The US Food and Drug Administration has formally approved a new pancreatic cancer treatment drug optimised for patients with an especially uncommon version of the condition.
According to the drug's manufacturer, it's the first new FDA approval for a drug of this kind for close to three decades and it follows the generally positive reaction that the administration's panel gave it earlier in the year.
All panel members voted for its use to treat advanced pancreatic neuroendocrine tumour patients, while noting that it could produce significant side effects which include mouth ulcers, rashes, fatigue and diarrhea.
Pancreatic Cancer Treatment Drug
The pancreatic cancer treatment drug itself is Afinitor, which is produced by Swiss firm Novartis AG and is already an approved kidney cancer treatment. Novartis, in a press release, said the approval came as a result of a Phase III clinical trial, data from which ‘...shows Afinitor delays tumor growth and reduces risk of disease progression in patients with advanced neuroendocrine tumors (NET) of pancreatic origin.'
‘This marks the first approval of a treatment for this patient population in the United States in nearly 30 years', Novartis added.
Approximately 1 person in every 300,000 will develop pancreatic neuroendocrine tumours, making them especially rare.
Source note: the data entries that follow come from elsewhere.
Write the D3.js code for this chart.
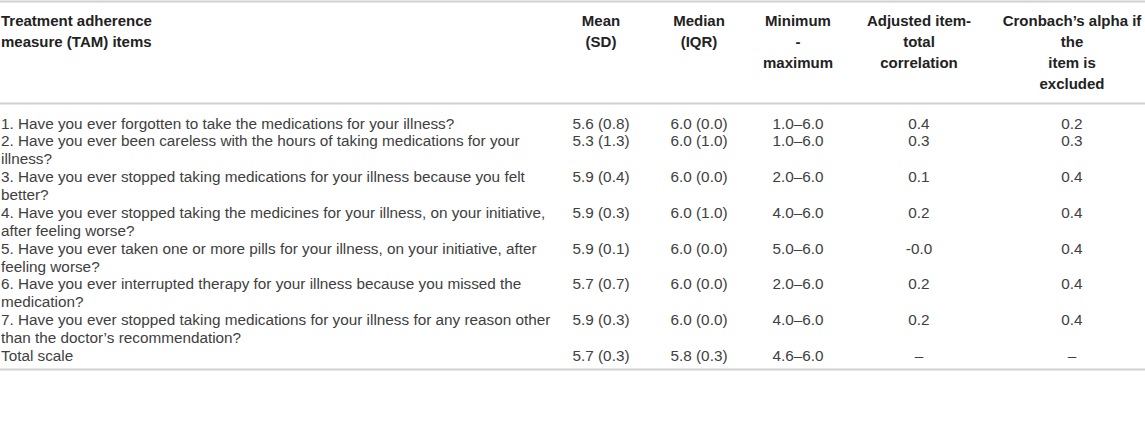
<!DOCTYPE html>
<html>
<head>
<meta charset="utf-8">
<script src="https://cdn.jsdelivr.net/npm/d3@7"></script>
<style>
  html, body { margin: 0; padding: 0; background: #fff; }
  svg { display: block; font-family: "Liberation Sans", Arial, Helvetica, sans-serif; }
</style>
</head>
<body>
<svg id="svg_table" width="1145" height="422"></svg>
<script>
// table content
const headers = [
  ['Treatment adherence', 'measure (TAM) items'],
  ['Mean', '(SD)'],
  ['Median', '(IQR)'],
  ['Minimum', '-', 'maximum'],
  ['Adjusted item-', 'total', 'correlation'],
  ['Cronbach\u2019s alpha if', 'the', 'item is', 'excluded']
]

const items = [
  '1. Have you ever forgotten to take the medications for your illness?',
  '2. Have you ever been careless with the hours of taking medications for your\nillness?',
  '3. Have you ever stopped taking medications for your illness because you felt\nbetter?',
  '4. Have you ever stopped taking the medicines for your illness, on your initiative,\nafter feeling worse?',
  '5. Have you ever taken one or more pills for your illness, on your initiative, after\nfeeling worse?',
  '6. Have you ever interrupted therapy for your illness because you missed the\nmedication?',
  '7. Have you ever stopped taking medications for your illness for any reason other\nthan the doctor\u2019s recommendation?',
  'Total scale'
]
const meanSD = ['5.6 (0.8)', '5.3 (1.3)', '5.9 (0.4)', '5.9 (0.3)', '5.9 (0.1)', '5.7 (0.7)', '5.9 (0.3)', '5.7 (0.3)']
const medianIQR = ['6.0 (0.0)', '6.0 (1.0)', '6.0 (0.0)', '6.0 (1.0)', '6.0 (0.0)', '6.0 (0.0)', '6.0 (0.0)', '5.8 (0.3)']
const minMax = ['1.0\u20136.0', '1.0\u20136.0', '2.0\u20136.0', '4.0\u20136.0', '5.0\u20136.0', '2.0\u20136.0', '4.0\u20136.0', '4.6\u20136.0']
const itemTotal = ['0.4', '0.3', '0.1', '0.2', '-0.0', '0.2', '0.2', '\u2013']
const alphaIfDeleted = ['0.2', '0.3', '0.4', '0.4', '0.4', '0.4', '0.4', '\u2013']

function drawTable() {
  const svg = d3.select('#svg_table')
  const W = 1145
  const fs = 15.3

  const cols = ['item', 'mean', 'median', 'range', 'itc', 'alpha']
  const valueCols = [meanSD, medianIQR, minMax, itemTotal, alphaIfDeleted]

  // column centres (first column is left aligned)
  const xCol = d3.scaleOrdinal()
    .domain(cols)
    .range([1, 601, 699, 798, 919, 1072])

  // header lines
  const headLine = d3.scaleLinear().domain([0, 1]).range([25.5, 46.8])

  const headG = svg.append('g')
  headers.forEach((lines, ci) => {
    const t = headG.append('text')
      .attr('x', xCol(cols[ci]))
      .attr('text-anchor', ci === 0 ? 'start' : 'middle')
      .attr('font-size', 15)
      .attr('font-weight', 'bold')
      .attr('fill', '#222')
    t.selectAll('tspan')
      .data(lines)
      .enter()
      .append('tspan')
      .attr('x', xCol(cols[ci]))
      .attr('y', (d, i) => headLine(i))
      .text(d => d)
  })

  // body rows: each row starts on the next free text line
  const rows = items.map(s => s.split('\n'))
  const starts = []
  let n = 0
  rows.forEach(r => { starts.push(n); n += r.length })
  const bodyLine = d3.scaleLinear().domain([0, n - 1]).range([128.5, 361])

  const bodyG = svg.append('g')
    .attr('font-size', fs)
    .attr('fill', '#404040')

  rows.forEach((lines, ri) => {
    const t = bodyG.append('text').attr('x', xCol('item'))
    t.selectAll('tspan')
      .data(lines)
      .enter()
      .append('tspan')
      .attr('x', xCol('item'))
      .attr('y', (d, i) => bodyLine(starts[ri] + i))
      .text(d => d)
  })

  valueCols.forEach((vals, ci) => {
    bodyG.selectAll(null)
      .data(vals)
      .enter()
      .append('text')
      .attr('x', xCol(cols[ci + 1]))
      .attr('y', (d, i) => bodyLine(starts[i]))
      .attr('text-anchor', 'middle')
      .text(d => d)
  })

  // rules
  const rules = [1.5, 103.5, 369.5]
  svg.append('g')
    .selectAll('line')
    .data(rules)
    .enter()
    .append('line')
    .attr('x1', 0)
    .attr('x2', W)
    .attr('y1', d => d)
    .attr('y2', d => d)
    .attr('stroke', '#d0d0d0')
    .attr('stroke-width', 2)
}

drawTable()
</script>
</body>
</html>
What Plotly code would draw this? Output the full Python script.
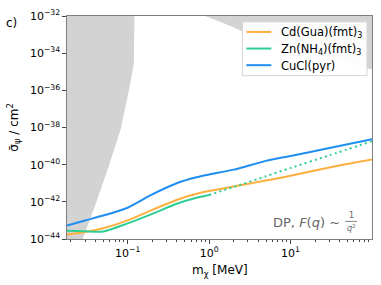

Their development is typically slow, in contrast to other, faster pancreatic cancers that have the potential to cause death only months after first being diagnosed.
Afinitor FDA Approval
Only a limited number of treatments are available to pancreatic neuroendocrine tumour patient and, following the Afinitor FDA approval, Novartis hopes both the Swiss drug regulator and the EMA - European Medicines Agency - act similarly.
"With this approval, US physicians can now offer their patients with progressive pancreatic NET a new treatment helping to fulfil a critical unmet need", Novartis Oncology President, Hervé Hoppenot, explained in the company's press release.
"This is the third indication for Afinitor in the US in just over two years, providing further evidence that inhibiting [tumour cell booster protein] mTOR plays an important role in treating multiple tumor types."